__WHAT YOU WILL DO__.
All lines from the one with "Generate a Python" through the one with "point_labels = ['1,245', '1,101', '773', '409']", and only those, are to be reproduced exactly, both ends included.

(begin)

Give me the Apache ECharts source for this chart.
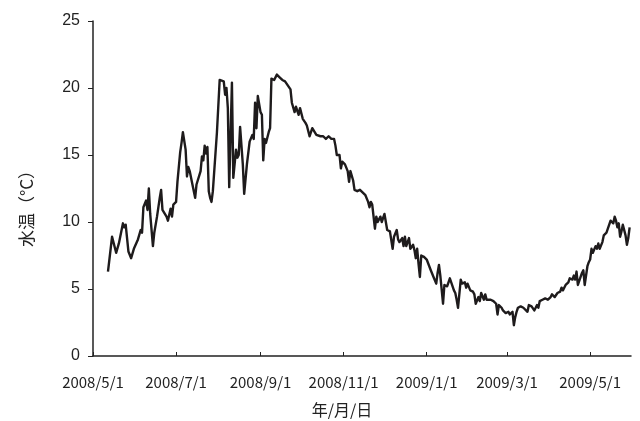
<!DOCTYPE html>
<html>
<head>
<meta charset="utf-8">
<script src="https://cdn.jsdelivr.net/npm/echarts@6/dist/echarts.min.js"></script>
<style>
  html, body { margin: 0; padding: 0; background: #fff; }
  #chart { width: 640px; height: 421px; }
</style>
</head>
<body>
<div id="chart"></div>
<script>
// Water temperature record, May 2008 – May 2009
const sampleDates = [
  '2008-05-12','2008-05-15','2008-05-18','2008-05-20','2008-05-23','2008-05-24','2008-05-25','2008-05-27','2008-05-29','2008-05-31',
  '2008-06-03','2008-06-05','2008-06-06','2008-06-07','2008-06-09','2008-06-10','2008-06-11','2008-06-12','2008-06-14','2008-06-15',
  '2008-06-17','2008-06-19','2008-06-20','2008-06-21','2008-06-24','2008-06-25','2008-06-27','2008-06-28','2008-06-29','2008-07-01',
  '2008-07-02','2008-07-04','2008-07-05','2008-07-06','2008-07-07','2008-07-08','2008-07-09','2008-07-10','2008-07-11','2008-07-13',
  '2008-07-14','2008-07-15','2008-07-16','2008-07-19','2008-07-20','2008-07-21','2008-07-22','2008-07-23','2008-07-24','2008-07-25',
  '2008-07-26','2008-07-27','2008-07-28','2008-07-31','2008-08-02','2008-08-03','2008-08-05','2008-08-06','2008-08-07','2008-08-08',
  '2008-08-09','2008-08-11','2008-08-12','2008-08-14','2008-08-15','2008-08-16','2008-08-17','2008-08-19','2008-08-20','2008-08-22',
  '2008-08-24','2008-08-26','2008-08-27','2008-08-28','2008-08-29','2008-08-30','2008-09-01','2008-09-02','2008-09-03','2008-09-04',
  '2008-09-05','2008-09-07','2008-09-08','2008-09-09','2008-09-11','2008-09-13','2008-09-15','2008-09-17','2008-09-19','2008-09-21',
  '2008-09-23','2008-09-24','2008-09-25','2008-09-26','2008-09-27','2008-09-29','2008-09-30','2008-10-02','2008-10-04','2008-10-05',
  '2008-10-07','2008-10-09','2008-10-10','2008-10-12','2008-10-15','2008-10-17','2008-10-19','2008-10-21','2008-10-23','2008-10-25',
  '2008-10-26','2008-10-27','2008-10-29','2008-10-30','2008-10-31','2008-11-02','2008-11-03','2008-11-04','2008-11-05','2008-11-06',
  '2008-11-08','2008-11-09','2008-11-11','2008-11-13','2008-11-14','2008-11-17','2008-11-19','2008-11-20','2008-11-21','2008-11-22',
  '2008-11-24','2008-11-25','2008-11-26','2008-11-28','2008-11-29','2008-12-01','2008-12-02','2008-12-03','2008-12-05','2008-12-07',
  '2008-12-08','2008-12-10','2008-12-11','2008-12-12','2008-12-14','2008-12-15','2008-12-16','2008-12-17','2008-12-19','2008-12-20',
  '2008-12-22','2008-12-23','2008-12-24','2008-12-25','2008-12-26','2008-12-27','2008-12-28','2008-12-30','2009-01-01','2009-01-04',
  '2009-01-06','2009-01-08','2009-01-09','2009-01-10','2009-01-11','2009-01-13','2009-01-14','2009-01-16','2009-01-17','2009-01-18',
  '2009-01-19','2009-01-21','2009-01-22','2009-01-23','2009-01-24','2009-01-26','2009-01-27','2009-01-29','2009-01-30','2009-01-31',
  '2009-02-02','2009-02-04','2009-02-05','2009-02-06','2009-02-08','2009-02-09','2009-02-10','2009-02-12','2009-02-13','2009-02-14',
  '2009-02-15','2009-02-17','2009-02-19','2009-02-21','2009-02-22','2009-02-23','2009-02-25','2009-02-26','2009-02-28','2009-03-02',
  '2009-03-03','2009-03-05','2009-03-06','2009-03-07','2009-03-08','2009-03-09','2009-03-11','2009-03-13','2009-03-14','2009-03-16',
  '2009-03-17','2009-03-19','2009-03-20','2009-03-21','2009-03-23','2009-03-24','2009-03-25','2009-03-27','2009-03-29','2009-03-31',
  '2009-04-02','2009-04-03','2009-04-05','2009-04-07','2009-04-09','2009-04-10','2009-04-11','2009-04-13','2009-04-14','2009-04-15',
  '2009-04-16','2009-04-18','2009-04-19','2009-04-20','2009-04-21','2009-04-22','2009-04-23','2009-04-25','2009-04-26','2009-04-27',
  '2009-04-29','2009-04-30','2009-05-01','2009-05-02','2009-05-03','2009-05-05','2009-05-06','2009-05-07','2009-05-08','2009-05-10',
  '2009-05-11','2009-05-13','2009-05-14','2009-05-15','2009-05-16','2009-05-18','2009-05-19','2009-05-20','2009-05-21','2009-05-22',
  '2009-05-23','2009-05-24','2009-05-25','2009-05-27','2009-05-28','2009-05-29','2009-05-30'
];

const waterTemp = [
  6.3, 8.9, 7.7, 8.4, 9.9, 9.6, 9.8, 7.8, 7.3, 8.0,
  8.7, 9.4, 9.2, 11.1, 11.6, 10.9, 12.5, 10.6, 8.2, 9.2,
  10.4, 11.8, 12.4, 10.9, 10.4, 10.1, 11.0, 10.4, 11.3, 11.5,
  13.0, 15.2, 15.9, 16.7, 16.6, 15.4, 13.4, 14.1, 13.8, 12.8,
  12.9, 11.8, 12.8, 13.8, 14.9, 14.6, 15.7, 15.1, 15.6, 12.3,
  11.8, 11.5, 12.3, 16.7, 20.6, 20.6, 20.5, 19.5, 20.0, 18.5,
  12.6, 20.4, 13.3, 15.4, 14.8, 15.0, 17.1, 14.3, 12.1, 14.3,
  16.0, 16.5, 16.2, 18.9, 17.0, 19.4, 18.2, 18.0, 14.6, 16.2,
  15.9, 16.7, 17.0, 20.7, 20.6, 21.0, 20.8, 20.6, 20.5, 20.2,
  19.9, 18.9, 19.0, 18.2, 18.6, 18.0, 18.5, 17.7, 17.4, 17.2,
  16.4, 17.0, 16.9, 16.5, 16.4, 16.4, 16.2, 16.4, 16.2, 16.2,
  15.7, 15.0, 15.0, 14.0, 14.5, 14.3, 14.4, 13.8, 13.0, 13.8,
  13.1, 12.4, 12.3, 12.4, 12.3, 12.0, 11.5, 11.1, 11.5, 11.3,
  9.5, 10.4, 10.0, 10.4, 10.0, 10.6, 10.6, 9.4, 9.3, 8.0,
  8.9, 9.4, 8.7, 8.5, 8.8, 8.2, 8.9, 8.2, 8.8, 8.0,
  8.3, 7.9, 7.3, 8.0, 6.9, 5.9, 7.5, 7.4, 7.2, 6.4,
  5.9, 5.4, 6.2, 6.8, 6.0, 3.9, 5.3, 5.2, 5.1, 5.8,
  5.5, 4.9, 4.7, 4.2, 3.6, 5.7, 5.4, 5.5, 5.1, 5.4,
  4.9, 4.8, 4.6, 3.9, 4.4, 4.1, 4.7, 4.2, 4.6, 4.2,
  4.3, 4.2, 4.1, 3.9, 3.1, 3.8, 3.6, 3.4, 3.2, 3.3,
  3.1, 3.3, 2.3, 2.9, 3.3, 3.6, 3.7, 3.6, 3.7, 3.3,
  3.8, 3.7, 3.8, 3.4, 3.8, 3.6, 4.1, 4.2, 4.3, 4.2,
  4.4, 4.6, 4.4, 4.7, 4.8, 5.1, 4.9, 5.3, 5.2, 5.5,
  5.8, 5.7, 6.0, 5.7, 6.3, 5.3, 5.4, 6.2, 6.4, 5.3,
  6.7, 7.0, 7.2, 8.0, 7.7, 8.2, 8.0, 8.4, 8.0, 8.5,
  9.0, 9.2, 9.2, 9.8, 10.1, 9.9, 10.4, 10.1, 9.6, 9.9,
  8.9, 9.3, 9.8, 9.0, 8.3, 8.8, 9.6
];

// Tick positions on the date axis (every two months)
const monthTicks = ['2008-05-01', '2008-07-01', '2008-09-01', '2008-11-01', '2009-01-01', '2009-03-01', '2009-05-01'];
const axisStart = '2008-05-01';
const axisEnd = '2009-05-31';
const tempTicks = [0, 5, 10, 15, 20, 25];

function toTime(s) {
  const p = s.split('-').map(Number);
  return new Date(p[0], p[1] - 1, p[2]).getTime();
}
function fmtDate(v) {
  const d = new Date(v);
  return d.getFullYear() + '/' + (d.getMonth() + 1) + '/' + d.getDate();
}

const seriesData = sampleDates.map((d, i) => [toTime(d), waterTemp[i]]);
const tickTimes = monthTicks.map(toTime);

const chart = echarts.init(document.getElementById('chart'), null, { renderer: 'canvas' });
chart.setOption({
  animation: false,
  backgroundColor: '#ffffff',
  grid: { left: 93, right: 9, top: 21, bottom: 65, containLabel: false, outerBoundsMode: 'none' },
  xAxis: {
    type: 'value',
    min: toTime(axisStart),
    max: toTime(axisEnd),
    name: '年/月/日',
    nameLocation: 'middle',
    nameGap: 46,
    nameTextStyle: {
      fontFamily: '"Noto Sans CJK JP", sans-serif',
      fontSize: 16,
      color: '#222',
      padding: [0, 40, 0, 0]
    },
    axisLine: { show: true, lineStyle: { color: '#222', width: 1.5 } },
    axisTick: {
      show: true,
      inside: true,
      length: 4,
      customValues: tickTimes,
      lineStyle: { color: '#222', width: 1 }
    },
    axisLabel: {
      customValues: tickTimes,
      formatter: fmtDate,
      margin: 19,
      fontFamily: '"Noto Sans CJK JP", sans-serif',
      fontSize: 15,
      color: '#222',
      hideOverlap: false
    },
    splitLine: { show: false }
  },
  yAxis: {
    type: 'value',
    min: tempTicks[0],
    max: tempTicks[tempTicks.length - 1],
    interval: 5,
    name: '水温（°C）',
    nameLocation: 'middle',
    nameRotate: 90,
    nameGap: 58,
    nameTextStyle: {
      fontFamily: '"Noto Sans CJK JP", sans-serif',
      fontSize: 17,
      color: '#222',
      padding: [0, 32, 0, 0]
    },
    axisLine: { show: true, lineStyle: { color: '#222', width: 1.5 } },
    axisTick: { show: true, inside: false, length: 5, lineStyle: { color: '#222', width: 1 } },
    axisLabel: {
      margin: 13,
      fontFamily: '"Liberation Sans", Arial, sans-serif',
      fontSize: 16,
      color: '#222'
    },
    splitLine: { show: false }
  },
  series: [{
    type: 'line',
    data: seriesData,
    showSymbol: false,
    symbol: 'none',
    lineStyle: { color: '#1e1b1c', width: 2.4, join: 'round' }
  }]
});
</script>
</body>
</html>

(end)
(begin)

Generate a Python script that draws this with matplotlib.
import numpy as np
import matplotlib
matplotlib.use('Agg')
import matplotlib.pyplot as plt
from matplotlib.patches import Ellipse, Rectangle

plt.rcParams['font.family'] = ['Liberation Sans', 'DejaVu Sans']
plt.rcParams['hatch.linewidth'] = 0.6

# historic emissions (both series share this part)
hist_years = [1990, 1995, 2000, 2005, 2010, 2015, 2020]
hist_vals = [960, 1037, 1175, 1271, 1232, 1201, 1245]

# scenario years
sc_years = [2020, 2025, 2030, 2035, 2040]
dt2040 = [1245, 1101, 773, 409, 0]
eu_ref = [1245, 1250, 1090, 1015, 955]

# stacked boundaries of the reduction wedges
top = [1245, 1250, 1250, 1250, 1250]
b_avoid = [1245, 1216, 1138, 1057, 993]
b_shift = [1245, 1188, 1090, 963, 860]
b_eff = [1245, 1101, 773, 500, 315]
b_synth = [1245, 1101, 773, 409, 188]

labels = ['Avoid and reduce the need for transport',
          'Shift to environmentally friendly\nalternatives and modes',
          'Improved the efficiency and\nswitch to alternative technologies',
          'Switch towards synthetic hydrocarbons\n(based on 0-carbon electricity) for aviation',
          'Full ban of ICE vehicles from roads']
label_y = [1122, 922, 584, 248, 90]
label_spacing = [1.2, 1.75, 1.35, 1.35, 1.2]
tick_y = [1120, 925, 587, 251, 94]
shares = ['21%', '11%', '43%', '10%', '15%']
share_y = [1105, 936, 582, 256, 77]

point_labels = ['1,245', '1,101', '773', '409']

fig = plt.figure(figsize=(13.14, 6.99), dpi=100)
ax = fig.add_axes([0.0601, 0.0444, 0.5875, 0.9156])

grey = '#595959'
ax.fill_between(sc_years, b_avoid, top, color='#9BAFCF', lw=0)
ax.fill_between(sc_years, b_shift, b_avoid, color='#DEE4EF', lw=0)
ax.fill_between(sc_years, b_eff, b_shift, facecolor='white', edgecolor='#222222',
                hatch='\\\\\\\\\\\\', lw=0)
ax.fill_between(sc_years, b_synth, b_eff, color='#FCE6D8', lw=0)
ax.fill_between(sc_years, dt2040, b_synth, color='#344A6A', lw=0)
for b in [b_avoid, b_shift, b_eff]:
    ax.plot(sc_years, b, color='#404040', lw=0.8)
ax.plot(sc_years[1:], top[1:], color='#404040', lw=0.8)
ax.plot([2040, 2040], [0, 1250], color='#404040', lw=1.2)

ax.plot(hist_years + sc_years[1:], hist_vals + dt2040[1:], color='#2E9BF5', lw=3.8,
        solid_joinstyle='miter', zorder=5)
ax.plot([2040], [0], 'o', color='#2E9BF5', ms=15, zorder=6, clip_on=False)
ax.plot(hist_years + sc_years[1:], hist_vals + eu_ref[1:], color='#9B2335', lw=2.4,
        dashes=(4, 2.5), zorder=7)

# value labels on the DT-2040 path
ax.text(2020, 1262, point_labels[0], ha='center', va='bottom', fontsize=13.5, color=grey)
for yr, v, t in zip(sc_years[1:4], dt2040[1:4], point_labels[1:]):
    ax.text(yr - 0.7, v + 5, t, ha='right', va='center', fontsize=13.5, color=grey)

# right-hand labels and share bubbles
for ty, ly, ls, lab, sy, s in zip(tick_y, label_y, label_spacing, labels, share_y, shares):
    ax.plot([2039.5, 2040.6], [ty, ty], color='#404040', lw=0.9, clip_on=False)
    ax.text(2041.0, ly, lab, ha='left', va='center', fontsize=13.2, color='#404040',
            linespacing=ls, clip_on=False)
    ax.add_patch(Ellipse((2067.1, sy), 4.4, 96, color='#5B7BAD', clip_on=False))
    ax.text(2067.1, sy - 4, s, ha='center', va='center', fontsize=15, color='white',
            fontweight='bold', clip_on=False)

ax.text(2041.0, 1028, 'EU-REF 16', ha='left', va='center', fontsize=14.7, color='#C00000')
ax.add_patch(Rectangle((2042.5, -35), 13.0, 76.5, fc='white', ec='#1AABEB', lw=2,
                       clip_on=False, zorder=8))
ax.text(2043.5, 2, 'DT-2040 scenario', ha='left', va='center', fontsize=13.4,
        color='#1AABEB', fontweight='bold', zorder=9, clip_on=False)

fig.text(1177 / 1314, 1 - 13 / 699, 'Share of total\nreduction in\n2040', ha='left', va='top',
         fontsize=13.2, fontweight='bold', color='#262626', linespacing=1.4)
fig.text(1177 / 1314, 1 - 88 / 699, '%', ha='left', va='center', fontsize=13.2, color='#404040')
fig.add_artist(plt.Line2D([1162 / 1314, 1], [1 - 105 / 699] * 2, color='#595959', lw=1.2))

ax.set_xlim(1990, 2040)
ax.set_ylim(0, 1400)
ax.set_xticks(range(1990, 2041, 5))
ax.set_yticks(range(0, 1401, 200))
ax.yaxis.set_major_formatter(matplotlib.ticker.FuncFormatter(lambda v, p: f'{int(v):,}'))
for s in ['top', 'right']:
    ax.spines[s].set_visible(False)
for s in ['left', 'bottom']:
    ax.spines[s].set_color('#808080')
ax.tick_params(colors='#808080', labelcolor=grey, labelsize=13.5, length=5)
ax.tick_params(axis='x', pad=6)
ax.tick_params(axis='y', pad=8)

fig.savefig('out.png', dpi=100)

(end)

__FINISHED EXERCISE__.
Generate a Python script that draws this with matplotlib.
import numpy as np
import matplotlib
matplotlib.use('Agg')
import matplotlib.pyplot as plt
from matplotlib.patches import Ellipse, Rectangle

plt.rcParams['font.family'] = ['Liberation Sans', 'DejaVu Sans']
plt.rcParams['hatch.linewidth'] = 0.6

# historic emissions (both series share this part)
hist_years = [1990, 1995, 2000, 2005, 2010, 2015, 2020]
hist_vals = [960, 1037, 1175, 1271, 1232, 1201, 1245]

# scenario years
sc_years = [2020, 2025, 2030, 2035, 2040]
dt2040 = [1245, 1101, 773, 409, 0]
eu_ref = [1245, 1250, 1090, 1015, 955]

# stacked boundaries of the reduction wedges
top = [1245, 1250, 1250, 1250, 1250]
b_avoid = [1245, 1216, 1138, 1057, 993]
b_shift = [1245, 1188, 1090, 963, 860]
b_eff = [1245, 1101, 773, 500, 315]
b_synth = [1245, 1101, 773, 409, 188]

labels = ['Avoid and reduce the need for transport',
          'Shift to environmentally friendly\nalternatives and modes',
          'Improved the efficiency and\nswitch to alternative technologies',
          'Switch towards synthetic hydrocarbons\n(based on 0-carbon electricity) for aviation',
          'Full ban of ICE vehicles from roads']
label_y = [1122, 922, 584, 248, 90]
label_spacing = [1.2, 1.75, 1.35, 1.35, 1.2]
tick_y = [1120, 925, 587, 251, 94]
shares = ['21%', '11%', '43%', '10%', '15%']
share_y = [1105, 936, 582, 256, 77]

point_labels = ['1,245', '1,101', '773', '409']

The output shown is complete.